India’s independence in 1947 led to Aich’s release from jail. Dogged by poverty, Aich and his wife struggled to put their four children through school. There was little cash to indulge his passion for body building, but Aich took up odd jobs to earn a little on the side.
His 1950 win of a “Mr. Hercules” contest spurred him to set his sights on the Mr. Universe tournament in London.
In 1951, Aich came second in the contest, and stayed on in London to prepare for another shot at the title. He returned to India after winning the title in 1952.
What followed were a host of awards, including top positions in Asian Body building Championships.
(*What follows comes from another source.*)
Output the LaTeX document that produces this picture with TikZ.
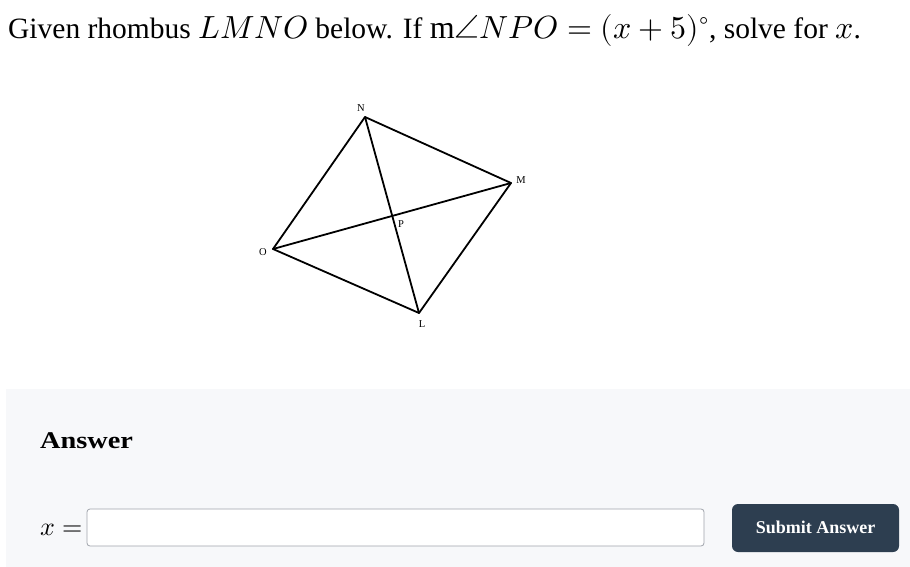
\documentclass[tikz,border=0pt]{standalone}
\usepackage{fontspec}
\usepackage{unicode-math}
\setmainfont{Liberation Serif}
\setmathfont{Latin Modern Math}
\newcommand{\titlemath}[1]{{\fontsize{32}{36}\selectfont$#1$}}
\begin{document}
\begin{tikzpicture}[x=1pt,y=-1pt,
  edge/.style={line width=1.8pt,line cap=round,line join=round},
  ptlabel/.style={font=\fontsize{10.5}{12}\selectfont,inner sep=0pt}]
\useasboundingbox (0,0) rectangle (910,567);
\definecolor{panel}{HTML}{F7F8FA}
\definecolor{btn}{HTML}{2D3E50}
\definecolor{boxborder}{HTML}{A0A4AC}
% title
\node[anchor=base west,inner sep=0pt,font=\fontsize{29.5}{32}\selectfont] (title) at (8,38.5)
  {Given rhombus \titlemath{LMNO} below. If \titlemath{\mathrm{m}\angle NPO = (x+5)^\circ}, solve for \titlemath{x}.};
% rhombus
\coordinate (N) at (365,117);
\coordinate (M) at (511,183);
\coordinate (O) at (273,249);
\coordinate (L) at (419,313);
\draw[edge] (N) -- (M) -- (L) -- (O) -- cycle;
\draw[edge] (N) -- (L);
\draw[edge] (O) -- (M);
\node[ptlabel] (nN) at (361,108) {N};
\node[ptlabel] (nM) at (521,180) {M};
\node[ptlabel] (nO) at (263,252) {O};
\node[ptlabel] (nP) at (401,224) {P};
\node[ptlabel] (nL) at (422,324) {L};
% answer panel
\fill[panel] (6,389) rectangle (910,567);
\node[anchor=base west,inner sep=0pt,font=\fontsize{24}{26}\selectfont\bfseries] (ans) at (40,448) {\scalebox{1.18}[1]{Answer}};
\node[anchor=base west,inner sep=0pt,font=\fontsize{26}{28}\selectfont] (xeq) at (40,535) {$x =$};
\draw[boxborder,fill=white,line width=0.8pt,rounded corners=3pt] (87,509) rectangle (704,546);
\fill[btn,rounded corners=6pt] (732,504) rectangle (899,552);
\node[anchor=base,inner sep=0pt,text=white,font=\fontsize{18}{20}\selectfont\bfseries] (sub) at (815.5,533) {Submit Answer};
\end{tikzpicture}
\end{document}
Over the years, he also earned the more popular title of “Pocket Hercules” due to his 4 foot 11 inch-frame.
Six decades later, Aich helps his sons run a gym and fitness center and spends his days guiding juvenile hopefuls to reach the heights of body building that he did.
A minor stroke last year has robbed him of the ability to lift weights, but he keeps a watchful eye on young body builders training in his gym.
Although his two sons did not take up body building, Aich says his mentoring has earned him rewards. It has produced India’s eight-time national champion, Satya Paul. Another protege, Premchand Dogra, snagged the Mr. Universe title in 1988.
Among his regrets, says Aich, is that he never had a chance to meet his more famous counterpart, a fellow Mr. Universe winner, Arnold Schwarzenegger.
But Aich says he’s seen many of Schwarzenegger’s action films.
“I like the incredible stunts he does in the movies,” Aich said.